In today’s finance industry, technology is the backbone of lending operations. From loan origination to underwriting and disbursement, every stage of the lending process is heavily dependent on complex systems. In such a data-driven environment, the ability to observe, monitor, and gain actionable insights across key aspects and metrics is crucial for sustained success. Observability in the lending ecosystem spans multiple dimensions, including:
Revenue and business performance
Funnel analytics and process efficiency
People Performance
External API Performance
Risk and Anomaly Detection
Revenue and business performance
Business metrics observability focuses on monitoring the flow of operations and key performance indicators (KPIs) within the lending ecosystem. It allows businesses to maintain real-time visibility into the quantity and quality of loan files across various segments. For example, segmenting the customer base into micro-groups and tracking loan conversion rates, repayment performance, and delinquency trends enables businesses to refine underwriting rules and strategies based on live data. This level of observability helps decision-makers optimise processes and make informed adjustments to enhance profitability and manage risk more effectively.
Funnel analytics and process efficiency
Lending operations involve complex process flows across multiple entities, including internal teams, external vendors, and regulatory bodies. Observability into process metrics is essential to ensure smooth operations and prevent bottlenecks. At any moment, business leaders should be able to track the number of applications and the quantum of loans at different stages in the pipeline. By identifying delays or inefficiencies, businesses can pinpoint the critical paths, optimize turnaround times, and deliver a better customer experience. Process observability not only improves operational efficiency but also enhances customer satisfaction by accelerating service delivery.
People performance
In the lending industry, human resources play a pivotal role in underwriting, risk management, and customer support. Observability in this dimension focuses on assessing both effectiveness and efficiency. Effectiveness can be evaluated through “first-time right” metrics, while efficiency is measured by “turnaround time” (TAT) metrics. Beyond internal teams, this observability extends to external agents and vendors involved in the lending process. By tracking these metrics, businesses can implement targeted training programs, optimise workloads, and enhance overall productivity.
API Performance
APIs are critical to modern lending operations, as they facilitate data sourcing, validation, and additional functionalities like bank statement analysis. The reliability and performance of these APIs directly impact the business’s ability to process loans efficiently. Monitoring API uptime, response time, and associated costs is vital for maintaining service continuity. Given that these APIs are often key to providing augmented data and operational functions, continuous observability ensures that the business runs smoothly without interruptions or slowdowns that could compromise the customer experience.
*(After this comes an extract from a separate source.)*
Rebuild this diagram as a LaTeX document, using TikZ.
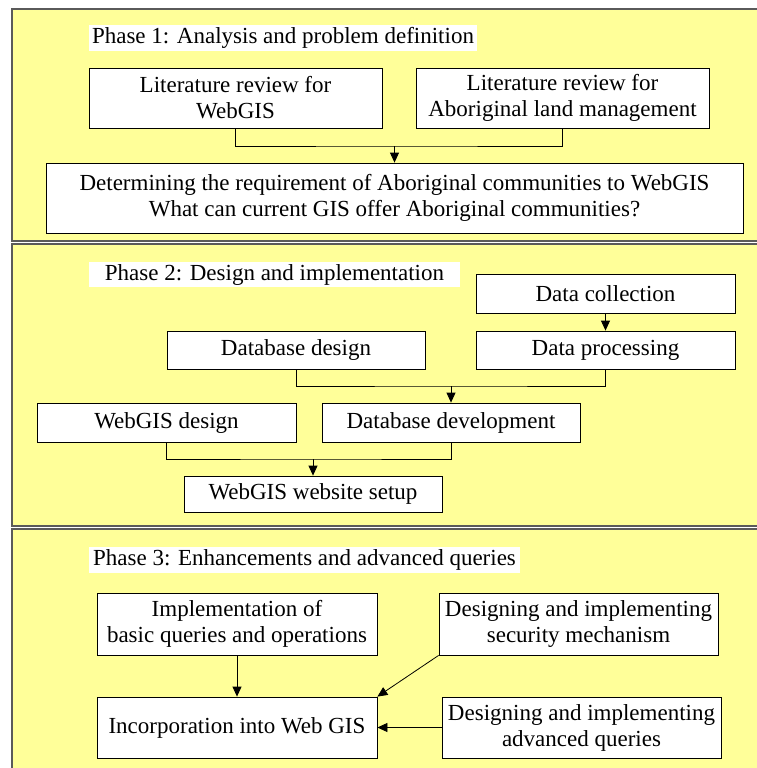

Risk and Anomaly Detection
In high-throughput, automated lending environments with minimal manual intervention, the ability to detect risks and anomalies is essential. Sudden spikes in application volumes from a particular demographic or unusual patterns in repayment behaviour can signal underlying issues. Observability tools can detect such anomalies in real-time, enabling businesses to respond proactively to potential fraud, compliance risks, or operational inefficiencies.
Enabling Comprehensive Observability
Achieving robust observability across these dimensions requires a system capable of generating and capturing business events in real-time. However, in many cases, the technology stack is disconnected from the business language, leading to complexities in mapping business events to the corresponding logic within the system. This gap often results in significant time and effort being spent on translating and maintaining these connections as business processes evolve.
The Finvolv platform addresses this challenge by modeling business processes using a domain-specific language that closely aligns with business operations rather than technical constructs. This approach ensures that events are automatically generated as the system inherently understands business processes, metrics, and events. Consequently, relevant reports and insights can be auto-generated, enabling seamless observability across all key dimensions without requiring extensive manual effort.
In the competitive landscape of lending, observability is a game-changer. By integrating business, process, people, API, and risk observability into a unified framework, financial institutions can unlock new levels of efficiency, agility, and risk management. The Finvolv platform’s domain-specific approach ensures that observability is not an afterthought but a core feature, empowering businesses to make data-driven decisions and drive sustained growth in a rapidly evolving market.